Exercise description: Beginning with the very first line, please reproduce the entries exactly through the line containing "const height = 418;".

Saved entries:

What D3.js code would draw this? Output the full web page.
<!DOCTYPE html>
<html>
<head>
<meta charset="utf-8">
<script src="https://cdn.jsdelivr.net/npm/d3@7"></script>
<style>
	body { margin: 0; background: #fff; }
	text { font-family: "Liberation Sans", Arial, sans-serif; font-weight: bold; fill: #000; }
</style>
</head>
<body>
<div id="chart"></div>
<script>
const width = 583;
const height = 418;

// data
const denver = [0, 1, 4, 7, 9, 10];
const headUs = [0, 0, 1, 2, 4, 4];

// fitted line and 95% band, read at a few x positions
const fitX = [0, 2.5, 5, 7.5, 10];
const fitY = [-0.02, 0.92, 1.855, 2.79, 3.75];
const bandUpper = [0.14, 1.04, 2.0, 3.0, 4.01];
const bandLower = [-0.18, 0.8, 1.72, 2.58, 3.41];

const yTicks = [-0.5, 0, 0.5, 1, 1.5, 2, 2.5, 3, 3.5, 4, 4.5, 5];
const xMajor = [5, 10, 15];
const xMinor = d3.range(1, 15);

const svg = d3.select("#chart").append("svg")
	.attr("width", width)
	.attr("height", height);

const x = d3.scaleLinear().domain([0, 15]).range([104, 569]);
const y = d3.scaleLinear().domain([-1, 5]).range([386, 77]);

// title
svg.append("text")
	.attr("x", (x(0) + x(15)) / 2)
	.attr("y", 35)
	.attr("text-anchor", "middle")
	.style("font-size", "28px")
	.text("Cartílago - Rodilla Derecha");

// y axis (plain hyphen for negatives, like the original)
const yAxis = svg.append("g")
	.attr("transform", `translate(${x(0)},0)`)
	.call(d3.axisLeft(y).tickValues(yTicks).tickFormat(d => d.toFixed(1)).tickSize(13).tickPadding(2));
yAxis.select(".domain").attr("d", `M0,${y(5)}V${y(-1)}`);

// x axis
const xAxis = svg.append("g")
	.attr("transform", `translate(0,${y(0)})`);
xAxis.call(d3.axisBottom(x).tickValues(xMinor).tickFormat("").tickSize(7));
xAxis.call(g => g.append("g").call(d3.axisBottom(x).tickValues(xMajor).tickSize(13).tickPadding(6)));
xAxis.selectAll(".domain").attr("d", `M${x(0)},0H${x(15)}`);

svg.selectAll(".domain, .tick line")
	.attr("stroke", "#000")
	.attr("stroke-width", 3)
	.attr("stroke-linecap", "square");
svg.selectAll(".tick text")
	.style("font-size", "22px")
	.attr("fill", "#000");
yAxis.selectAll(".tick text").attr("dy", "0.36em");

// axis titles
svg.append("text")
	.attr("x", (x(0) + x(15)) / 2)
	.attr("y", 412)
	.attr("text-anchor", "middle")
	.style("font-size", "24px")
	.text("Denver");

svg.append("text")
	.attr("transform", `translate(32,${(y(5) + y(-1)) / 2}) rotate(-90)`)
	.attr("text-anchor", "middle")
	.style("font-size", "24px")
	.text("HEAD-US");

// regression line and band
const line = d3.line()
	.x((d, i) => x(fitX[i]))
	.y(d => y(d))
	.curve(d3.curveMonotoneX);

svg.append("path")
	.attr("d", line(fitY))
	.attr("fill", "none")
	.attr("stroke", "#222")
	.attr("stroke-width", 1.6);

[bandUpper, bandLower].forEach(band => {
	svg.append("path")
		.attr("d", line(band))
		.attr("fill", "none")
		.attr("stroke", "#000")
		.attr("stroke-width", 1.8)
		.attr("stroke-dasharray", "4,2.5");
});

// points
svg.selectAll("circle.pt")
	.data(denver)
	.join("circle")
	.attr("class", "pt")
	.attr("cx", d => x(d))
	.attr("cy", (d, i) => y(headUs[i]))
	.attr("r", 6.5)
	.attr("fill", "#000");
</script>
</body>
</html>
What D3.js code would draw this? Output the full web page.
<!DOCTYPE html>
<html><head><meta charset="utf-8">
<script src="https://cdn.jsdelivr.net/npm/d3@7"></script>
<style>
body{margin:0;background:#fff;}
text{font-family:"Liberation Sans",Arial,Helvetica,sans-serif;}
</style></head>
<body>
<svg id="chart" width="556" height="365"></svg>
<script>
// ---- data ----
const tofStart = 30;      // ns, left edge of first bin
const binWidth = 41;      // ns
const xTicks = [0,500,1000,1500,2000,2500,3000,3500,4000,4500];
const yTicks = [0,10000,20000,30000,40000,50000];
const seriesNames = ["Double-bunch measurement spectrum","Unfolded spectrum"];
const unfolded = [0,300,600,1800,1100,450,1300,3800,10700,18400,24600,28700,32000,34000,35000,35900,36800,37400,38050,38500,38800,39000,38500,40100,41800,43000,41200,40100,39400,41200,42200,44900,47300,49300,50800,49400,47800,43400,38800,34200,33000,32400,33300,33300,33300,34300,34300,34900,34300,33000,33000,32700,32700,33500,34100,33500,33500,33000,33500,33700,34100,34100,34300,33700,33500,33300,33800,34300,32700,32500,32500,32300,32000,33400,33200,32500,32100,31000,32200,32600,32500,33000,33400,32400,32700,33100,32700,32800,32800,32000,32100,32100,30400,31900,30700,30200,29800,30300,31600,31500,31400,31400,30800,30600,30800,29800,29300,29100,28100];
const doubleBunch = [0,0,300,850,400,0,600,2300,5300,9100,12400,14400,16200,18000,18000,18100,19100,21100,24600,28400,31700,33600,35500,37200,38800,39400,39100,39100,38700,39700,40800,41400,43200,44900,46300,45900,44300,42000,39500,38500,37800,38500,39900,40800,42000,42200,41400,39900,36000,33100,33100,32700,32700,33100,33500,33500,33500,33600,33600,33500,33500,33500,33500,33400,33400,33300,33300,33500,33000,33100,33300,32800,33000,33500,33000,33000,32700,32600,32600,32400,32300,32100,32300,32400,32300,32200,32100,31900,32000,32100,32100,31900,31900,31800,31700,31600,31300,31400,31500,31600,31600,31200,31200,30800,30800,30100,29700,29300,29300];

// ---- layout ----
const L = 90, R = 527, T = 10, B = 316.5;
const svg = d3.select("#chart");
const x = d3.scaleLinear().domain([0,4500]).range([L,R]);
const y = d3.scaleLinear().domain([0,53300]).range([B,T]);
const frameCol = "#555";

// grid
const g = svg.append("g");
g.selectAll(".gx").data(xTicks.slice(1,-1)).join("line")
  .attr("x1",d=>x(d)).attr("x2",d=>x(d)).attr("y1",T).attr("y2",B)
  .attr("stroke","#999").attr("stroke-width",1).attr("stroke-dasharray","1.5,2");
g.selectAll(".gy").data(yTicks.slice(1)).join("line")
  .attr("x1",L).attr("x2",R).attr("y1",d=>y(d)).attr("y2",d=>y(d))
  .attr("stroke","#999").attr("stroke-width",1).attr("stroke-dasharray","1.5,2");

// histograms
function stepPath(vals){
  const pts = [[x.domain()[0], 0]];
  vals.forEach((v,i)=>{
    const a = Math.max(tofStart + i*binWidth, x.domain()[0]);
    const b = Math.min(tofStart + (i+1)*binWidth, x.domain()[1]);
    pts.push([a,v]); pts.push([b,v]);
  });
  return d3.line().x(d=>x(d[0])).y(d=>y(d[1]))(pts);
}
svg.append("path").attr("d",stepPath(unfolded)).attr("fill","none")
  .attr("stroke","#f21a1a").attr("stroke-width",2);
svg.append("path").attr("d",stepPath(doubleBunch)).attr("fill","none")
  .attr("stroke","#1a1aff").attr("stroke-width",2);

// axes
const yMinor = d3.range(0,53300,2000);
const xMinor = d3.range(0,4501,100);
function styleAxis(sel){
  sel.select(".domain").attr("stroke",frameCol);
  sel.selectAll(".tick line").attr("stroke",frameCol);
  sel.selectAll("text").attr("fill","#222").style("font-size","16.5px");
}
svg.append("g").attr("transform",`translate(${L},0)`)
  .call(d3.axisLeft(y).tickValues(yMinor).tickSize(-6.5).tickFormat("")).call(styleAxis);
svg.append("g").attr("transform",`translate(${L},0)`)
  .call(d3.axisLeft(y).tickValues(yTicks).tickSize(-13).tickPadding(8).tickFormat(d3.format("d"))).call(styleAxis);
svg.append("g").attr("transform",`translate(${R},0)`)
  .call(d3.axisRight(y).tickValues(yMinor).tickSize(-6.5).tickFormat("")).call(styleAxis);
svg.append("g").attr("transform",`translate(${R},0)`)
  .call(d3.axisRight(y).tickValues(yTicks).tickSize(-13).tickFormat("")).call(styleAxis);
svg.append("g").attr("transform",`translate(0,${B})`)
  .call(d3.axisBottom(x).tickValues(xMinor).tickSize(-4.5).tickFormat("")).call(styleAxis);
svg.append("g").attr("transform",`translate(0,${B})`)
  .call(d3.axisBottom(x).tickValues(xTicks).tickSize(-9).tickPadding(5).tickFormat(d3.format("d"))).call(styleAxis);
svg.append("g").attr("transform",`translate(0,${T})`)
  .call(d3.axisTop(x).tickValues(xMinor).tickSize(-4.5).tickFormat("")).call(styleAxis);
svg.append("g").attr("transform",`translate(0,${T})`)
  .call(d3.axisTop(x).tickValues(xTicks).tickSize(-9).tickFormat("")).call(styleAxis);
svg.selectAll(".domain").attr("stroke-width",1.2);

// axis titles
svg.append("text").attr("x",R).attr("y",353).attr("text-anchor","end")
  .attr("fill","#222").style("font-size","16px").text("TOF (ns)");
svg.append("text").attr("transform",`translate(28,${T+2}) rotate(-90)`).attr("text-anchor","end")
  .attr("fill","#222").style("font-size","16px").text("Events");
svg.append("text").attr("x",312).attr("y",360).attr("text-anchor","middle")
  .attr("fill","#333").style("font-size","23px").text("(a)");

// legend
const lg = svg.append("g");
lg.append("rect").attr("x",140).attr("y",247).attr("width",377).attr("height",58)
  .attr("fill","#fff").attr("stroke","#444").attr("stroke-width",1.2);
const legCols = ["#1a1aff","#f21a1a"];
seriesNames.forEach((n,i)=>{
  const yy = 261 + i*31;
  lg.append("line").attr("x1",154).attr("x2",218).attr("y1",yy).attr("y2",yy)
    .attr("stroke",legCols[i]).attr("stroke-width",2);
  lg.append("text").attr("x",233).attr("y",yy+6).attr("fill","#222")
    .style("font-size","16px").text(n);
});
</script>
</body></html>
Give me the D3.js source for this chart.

Exercise output:
What D3.js code would draw this? Output the full web page.
<!DOCTYPE html>
<html>
<head>
<meta charset="utf-8">
<script src="https://cdn.jsdelivr.net/npm/d3@7"></script>
<style>
	body { margin: 0; background: #fff; }
	text { font-family: "Liberation Sans", Arial, sans-serif; font-weight: bold; fill: #000; }
</style>
</head>
<body>
<div id="chart"></div>
<script>
const width = 583;
const height = 418;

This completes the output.